EXERCISE INSTRUCTIONS
Word for word, quote all of the material, omitting the pictures.

SOURCE DATA
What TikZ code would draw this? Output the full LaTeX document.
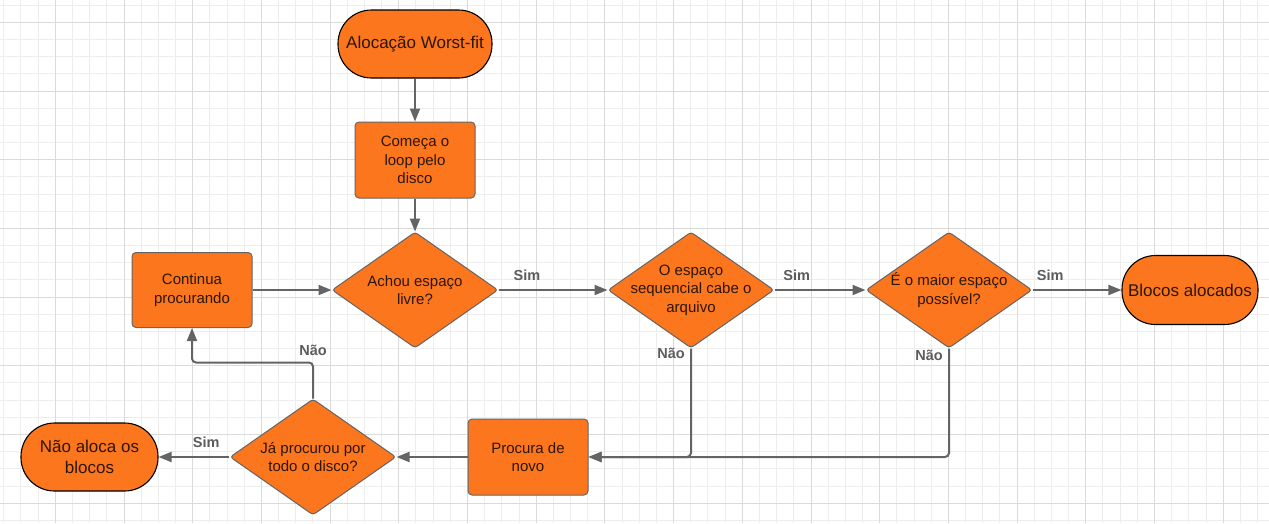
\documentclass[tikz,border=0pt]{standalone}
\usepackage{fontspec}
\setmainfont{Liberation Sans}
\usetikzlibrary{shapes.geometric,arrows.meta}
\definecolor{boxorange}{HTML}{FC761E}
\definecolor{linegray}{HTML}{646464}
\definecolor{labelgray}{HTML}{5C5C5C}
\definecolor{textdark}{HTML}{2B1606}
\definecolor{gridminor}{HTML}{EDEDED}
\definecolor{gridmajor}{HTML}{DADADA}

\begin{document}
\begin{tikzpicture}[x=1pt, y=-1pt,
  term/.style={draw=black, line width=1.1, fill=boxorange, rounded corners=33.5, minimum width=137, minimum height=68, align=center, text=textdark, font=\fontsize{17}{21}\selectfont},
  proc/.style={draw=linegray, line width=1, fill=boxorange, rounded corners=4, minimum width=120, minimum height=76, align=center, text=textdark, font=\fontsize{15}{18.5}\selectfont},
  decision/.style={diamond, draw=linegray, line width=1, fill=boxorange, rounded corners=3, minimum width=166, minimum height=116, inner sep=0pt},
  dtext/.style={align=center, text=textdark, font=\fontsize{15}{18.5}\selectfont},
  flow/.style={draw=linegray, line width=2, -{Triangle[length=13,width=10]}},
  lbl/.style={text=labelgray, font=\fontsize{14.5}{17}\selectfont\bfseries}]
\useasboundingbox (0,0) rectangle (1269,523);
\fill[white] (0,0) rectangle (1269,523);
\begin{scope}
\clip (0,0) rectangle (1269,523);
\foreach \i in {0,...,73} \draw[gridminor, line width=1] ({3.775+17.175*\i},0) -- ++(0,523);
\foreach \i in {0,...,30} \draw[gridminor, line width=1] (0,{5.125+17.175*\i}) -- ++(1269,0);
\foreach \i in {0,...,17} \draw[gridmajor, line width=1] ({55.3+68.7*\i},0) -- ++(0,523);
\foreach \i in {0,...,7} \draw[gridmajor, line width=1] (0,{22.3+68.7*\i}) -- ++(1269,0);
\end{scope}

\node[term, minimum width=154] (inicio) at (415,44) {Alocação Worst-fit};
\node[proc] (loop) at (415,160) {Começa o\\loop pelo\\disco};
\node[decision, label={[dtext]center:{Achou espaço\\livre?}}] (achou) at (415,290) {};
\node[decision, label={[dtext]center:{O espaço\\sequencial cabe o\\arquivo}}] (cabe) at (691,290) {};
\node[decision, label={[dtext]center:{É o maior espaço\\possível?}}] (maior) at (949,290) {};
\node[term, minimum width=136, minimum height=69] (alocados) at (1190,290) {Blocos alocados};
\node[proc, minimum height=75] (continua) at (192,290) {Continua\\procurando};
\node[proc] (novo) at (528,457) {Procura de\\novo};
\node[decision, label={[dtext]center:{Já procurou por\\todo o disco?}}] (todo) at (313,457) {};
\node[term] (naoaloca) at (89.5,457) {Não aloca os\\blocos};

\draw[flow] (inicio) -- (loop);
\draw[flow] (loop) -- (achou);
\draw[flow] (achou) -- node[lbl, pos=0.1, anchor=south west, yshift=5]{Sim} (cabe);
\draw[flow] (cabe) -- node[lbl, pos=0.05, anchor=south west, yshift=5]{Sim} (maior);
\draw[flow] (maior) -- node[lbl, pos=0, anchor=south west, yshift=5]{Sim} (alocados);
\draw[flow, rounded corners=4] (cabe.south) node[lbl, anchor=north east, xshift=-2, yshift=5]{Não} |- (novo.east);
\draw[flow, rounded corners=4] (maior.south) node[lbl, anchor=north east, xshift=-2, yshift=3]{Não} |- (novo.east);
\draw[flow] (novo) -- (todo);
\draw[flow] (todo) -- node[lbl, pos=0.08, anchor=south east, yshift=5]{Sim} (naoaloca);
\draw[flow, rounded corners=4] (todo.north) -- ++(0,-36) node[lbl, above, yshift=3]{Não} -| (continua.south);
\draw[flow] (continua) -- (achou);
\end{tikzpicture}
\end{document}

WRITTEN REPLY
What TikZ code would draw this? Output the full LaTeX document.
\documentclass[tikz,border=0pt]{standalone}
\usepackage{fontspec}
\setmainfont{Liberation Sans}
\usetikzlibrary{shapes.geometric,arrows.meta}
\definecolor{boxorange}{HTML}{FC761E}
\definecolor{linegray}{HTML}{646464}
\definecolor{labelgray}{HTML}{5C5C5C}
\definecolor{textdark}{HTML}{2B1606}
\definecolor{gridminor}{HTML}{EDEDED}
\definecolor{gridmajor}{HTML}{DADADA}

\begin{document}
\begin{tikzpicture}[x=1pt, y=-1pt,
  term/.style={draw=black, line width=1.1, fill=boxorange, rounded corners=33.5, minimum width=137, minimum height=68, align=center, text=textdark, font=\fontsize{17}{21}\selectfont},
  proc/.style={draw=linegray, line width=1, fill=boxorange, rounded corners=4, minimum width=120, minimum height=76, align=center, text=textdark, font=\fontsize{15}{18.5}\selectfont},
  decision/.style={diamond, draw=linegray, line width=1, fill=boxorange, rounded corners=3, minimum width=166, minimum height=116, inner sep=0pt},
  dtext/.style={align=center, text=textdark, font=\fontsize{15}{18.5}\selectfont},
  flow/.style={draw=linegray, line width=2, -{Triangle[length=13,width=10]}},
  lbl/.style={text=labelgray, font=\fontsize{14.5}{17}\selectfont\bfseries}]
\useasboundingbox (0,0) rectangle (1269,523);
\fill[white] (0,0) rectangle (1269,523);
\begin{scope}
\clip (0,0) rectangle (1269,523);
\foreach \i in {0,...,73} \draw[gridminor, line width=1] ({3.775+17.175*\i},0) -- ++(0,523);
\foreach \i in {0,...,30} \draw[gridminor, line width=1] (0,{5.125+17.175*\i}) -- ++(1269,0);
\foreach \i in {0,...,17} \draw[gridmajor, line width=1] ({55.3+68.7*\i},0) -- ++(0,523);
\foreach \i in {0,...,7} \draw[gridmajor, line width=1] (0,{22.3+68.7*\i}) -- ++(1269,0);
\end{scope}

\node[term, minimum width=154] (inicio) at (415,44) {Alocação Worst-fit};
\node[proc] (loop) at (415,160) {Começa o\\loop pelo\\disco};
\node[decision, label={[dtext]center:{Achou espaço\\livre?}}] (achou) at (415,290) {};
\node[decision, label={[dtext]center:{O espaço\\sequencial cabe o\\arquivo}}] (cabe) at (691,290) {};
\node[decision, label={[dtext]center:{É o maior espaço\\possível?}}] (maior) at (949,290) {};
\node[term, minimum width=136, minimum height=69] (alocados) at (1190,290) {Blocos alocados};
\node[proc, minimum height=75] (continua) at (192,290) {Continua\\procurando};
\node[proc] (novo) at (528,457) {Procura de\\novo};
\node[decision, label={[dtext]center:{Já procurou por\\todo o disco?}}] (todo) at (313,457) {};
\node[term] (naoaloca) at (89.5,457) {Não aloca os\\blocos};

\draw[flow] (inicio) -- (loop);
\draw[flow] (loop) -- (achou);
\draw[flow] (achou) -- node[lbl, pos=0.1, anchor=south west, yshift=5]{Sim} (cabe);
\draw[flow] (cabe) -- node[lbl, pos=0.05, anchor=south west, yshift=5]{Sim} (maior);
\draw[flow] (maior) -- node[lbl, pos=0, anchor=south west, yshift=5]{Sim} (alocados);
\draw[flow, rounded corners=4] (cabe.south) node[lbl, anchor=north east, xshift=-2, yshift=5]{Não} |- (novo.east);
\draw[flow, rounded corners=4] (maior.south) node[lbl, anchor=north east, xshift=-2, yshift=3]{Não} |- (novo.east);
\draw[flow] (novo) -- (todo);
\draw[flow] (todo) -- node[lbl, pos=0.08, anchor=south east, yshift=5]{Sim} (naoaloca);
\draw[flow, rounded corners=4] (todo.north) -- ++(0,-36) node[lbl, above, yshift=3]{Não} -| (continua.south);
\draw[flow] (continua) -- (achou);
\end{tikzpicture}
\end{document}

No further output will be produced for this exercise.